::: LISTING
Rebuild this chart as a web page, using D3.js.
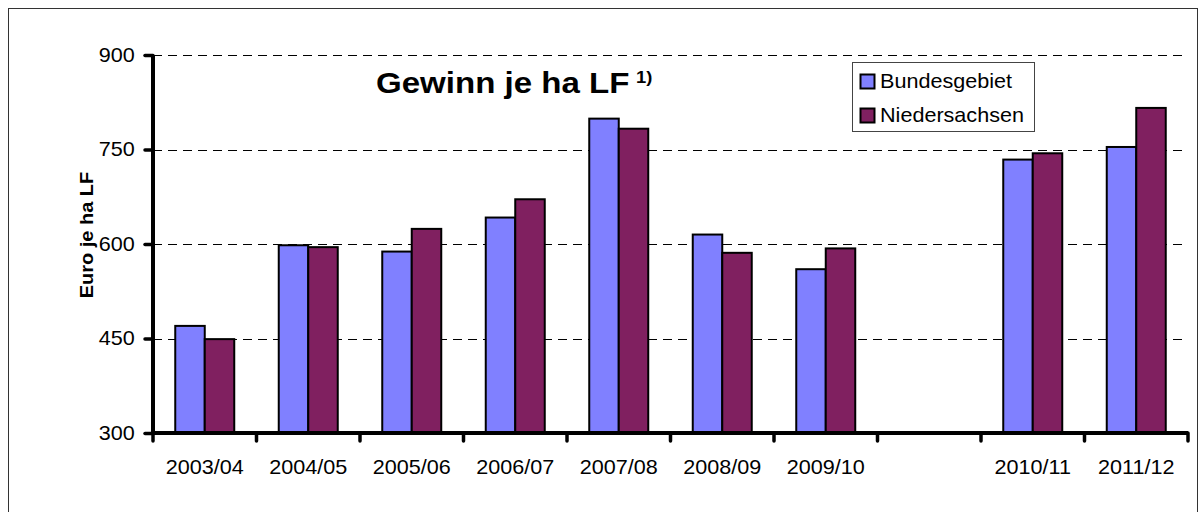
::::::
::: LISTING
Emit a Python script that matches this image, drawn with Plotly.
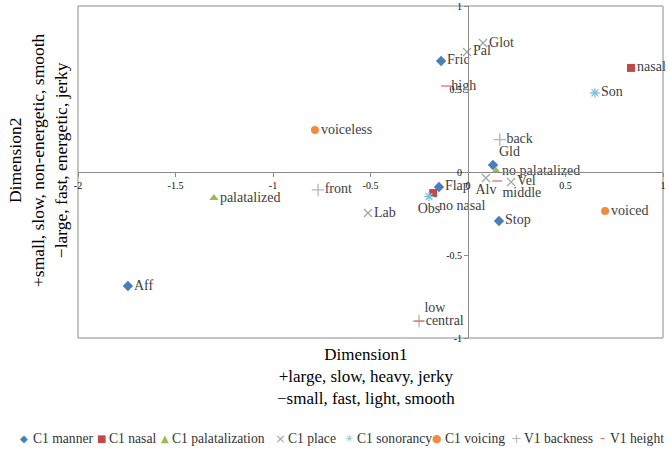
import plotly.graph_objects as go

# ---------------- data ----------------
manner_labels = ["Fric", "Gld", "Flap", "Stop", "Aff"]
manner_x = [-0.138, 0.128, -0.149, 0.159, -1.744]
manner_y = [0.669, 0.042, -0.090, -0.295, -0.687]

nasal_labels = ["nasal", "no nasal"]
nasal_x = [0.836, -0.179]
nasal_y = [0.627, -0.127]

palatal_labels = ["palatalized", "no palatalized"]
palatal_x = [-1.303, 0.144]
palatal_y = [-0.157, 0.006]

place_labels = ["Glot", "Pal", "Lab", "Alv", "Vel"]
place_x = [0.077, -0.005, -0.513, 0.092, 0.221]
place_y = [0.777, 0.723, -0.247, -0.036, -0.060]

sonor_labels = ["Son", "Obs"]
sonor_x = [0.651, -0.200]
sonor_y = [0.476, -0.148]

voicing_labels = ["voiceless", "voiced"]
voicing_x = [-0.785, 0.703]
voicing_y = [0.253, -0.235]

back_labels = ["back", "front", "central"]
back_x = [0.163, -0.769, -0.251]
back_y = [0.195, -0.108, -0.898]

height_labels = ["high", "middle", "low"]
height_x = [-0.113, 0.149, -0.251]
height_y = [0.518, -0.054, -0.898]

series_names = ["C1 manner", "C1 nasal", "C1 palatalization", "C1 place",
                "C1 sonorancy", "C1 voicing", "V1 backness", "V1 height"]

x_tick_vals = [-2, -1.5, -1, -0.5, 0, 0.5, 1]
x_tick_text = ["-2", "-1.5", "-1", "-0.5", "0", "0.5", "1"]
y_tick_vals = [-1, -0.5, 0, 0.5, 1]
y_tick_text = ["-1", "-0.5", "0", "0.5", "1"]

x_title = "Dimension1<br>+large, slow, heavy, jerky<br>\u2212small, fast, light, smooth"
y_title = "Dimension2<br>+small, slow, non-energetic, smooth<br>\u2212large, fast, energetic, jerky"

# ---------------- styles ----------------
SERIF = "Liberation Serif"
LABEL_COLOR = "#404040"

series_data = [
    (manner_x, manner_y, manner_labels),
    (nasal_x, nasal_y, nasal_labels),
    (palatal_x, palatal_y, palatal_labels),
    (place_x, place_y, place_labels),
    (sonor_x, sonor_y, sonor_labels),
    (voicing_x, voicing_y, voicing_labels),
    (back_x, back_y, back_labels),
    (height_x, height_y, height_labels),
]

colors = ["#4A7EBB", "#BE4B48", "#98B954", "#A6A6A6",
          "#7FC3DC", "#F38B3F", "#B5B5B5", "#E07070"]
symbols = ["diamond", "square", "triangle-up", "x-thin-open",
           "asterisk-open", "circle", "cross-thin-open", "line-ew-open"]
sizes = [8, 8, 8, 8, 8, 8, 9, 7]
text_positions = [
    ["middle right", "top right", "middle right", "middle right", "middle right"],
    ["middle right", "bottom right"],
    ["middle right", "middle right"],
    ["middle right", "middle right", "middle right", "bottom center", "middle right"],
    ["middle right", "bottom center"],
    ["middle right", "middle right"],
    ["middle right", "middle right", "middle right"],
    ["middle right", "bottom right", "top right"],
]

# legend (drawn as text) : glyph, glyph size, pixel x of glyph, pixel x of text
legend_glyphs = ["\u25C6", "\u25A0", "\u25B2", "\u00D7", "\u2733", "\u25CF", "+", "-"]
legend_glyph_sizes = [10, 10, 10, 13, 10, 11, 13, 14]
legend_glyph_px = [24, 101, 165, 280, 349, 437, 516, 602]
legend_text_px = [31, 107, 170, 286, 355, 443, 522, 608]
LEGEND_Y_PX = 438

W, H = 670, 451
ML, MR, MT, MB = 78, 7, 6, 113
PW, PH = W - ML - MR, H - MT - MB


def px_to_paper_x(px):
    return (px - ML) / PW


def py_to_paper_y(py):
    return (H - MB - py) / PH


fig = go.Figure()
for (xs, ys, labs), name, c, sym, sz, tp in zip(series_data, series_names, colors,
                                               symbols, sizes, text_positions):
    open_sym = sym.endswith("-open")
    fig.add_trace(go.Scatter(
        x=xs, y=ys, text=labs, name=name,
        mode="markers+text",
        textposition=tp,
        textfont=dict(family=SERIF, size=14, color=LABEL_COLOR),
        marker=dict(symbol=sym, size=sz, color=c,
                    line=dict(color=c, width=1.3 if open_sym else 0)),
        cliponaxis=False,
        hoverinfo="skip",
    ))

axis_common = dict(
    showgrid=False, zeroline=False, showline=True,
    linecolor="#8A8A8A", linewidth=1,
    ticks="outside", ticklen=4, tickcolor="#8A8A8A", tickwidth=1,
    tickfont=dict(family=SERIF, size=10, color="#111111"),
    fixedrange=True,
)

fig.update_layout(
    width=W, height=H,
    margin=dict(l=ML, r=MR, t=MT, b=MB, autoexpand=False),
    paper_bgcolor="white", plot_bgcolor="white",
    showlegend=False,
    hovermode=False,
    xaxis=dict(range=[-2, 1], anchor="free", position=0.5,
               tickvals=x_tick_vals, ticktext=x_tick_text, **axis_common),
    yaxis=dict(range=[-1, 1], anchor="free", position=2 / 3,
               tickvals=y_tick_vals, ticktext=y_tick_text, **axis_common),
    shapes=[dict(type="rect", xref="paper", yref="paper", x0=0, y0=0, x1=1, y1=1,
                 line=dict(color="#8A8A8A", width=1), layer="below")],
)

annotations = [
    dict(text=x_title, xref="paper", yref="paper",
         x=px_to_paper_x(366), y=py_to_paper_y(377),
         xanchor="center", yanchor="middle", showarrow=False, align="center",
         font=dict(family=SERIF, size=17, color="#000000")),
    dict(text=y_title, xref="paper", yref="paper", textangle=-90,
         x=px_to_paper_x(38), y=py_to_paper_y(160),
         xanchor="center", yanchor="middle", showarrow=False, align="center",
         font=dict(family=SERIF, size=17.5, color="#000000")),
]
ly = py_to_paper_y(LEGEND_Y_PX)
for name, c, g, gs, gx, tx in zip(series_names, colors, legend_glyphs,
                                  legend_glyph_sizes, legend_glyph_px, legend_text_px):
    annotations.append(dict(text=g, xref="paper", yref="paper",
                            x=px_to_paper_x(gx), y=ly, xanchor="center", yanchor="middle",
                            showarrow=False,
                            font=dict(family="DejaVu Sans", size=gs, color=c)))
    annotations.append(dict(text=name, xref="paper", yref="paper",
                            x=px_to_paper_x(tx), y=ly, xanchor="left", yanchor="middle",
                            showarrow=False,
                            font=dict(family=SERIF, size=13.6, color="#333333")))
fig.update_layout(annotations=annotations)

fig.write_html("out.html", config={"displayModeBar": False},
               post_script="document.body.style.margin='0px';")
::::::
**WRITTEN PROBLEM**
Return exactly the lines from the one with "Emit a Python" to the one with "manner_y = [0.669, 0.042, -0.090, -0.295, -0.687]", both ends kept, and only those. Images are left out.

**REPLY**
Emit a Python script that matches this image, drawn with Plotly.
import plotly.graph_objects as go

# ---------------- data ----------------
manner_labels = ["Fric", "Gld", "Flap", "Stop", "Aff"]
manner_x = [-0.138, 0.128, -0.149, 0.159, -1.744]
manner_y = [0.669, 0.042, -0.090, -0.295, -0.687]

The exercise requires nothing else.